What is debt to income ratio? Why does it matter when you go to buy a home?
Basically it’s a measure of how much money you make vs. how much money you pay in loan payments and housing payments each month.
So you take all the money you make in a month (before taxes), and that’s your income.
Now, take the money you will spend on housing (on your new loan) each month (including principal, interest, property taxes, homeowner’s insurance, homeowner’s association fees, and private mortgage insurance): that’s called the “front.”
Now take all your consumer debt (car payments, student loans, credit cards, boat or motorcycle loans, etc.) that you pay each month and add it to your housing payments from above. That’s called the “back.”

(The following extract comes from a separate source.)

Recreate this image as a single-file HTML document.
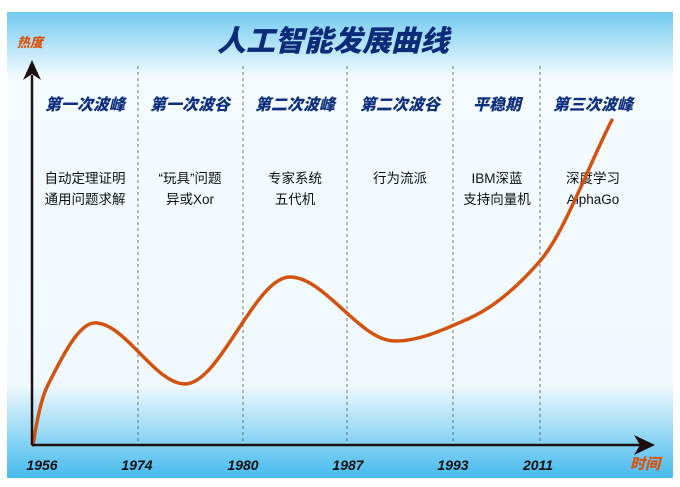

If you are getting a conventional loan your “front” can’t be more than 33% of your total income. That’s called the “front ratio.”
If you are getting a conventional loan your “back” can’t be more than 38% of your total income. That’s called the “back ratio.”
So for a conventional loan you need a “33/38″ debt to income ratio.
For an FHA loan, the ratio is “29/41.” In other words, you have to have a lower house payment because you have higher consumer debt.
The upshot is that this is how they figure out what loan amount you qualify for (besides credit).
Now, DO NOT go get any other loans when you are in the process of getting a loan on a house. DO NOT buy a car. DO NOT buy a motorcycle or boat. DO NOT take out a new credit card.
Why? Because it will screw up your ratios.
Let’s say you go out and buy a new motorcycle and it pushes your “back ratio” from 38% to 39% on a conventional loan. Guess what happens? You no longer qualify for the loan. Which means you can no longer buy the house you want. Which will lead to a lot of very awkward conversations with everyone involved.
You’ll also have to requalify for a new loan at a lower amount for a different home.
So pay attention to your debt to income ratio. It matters.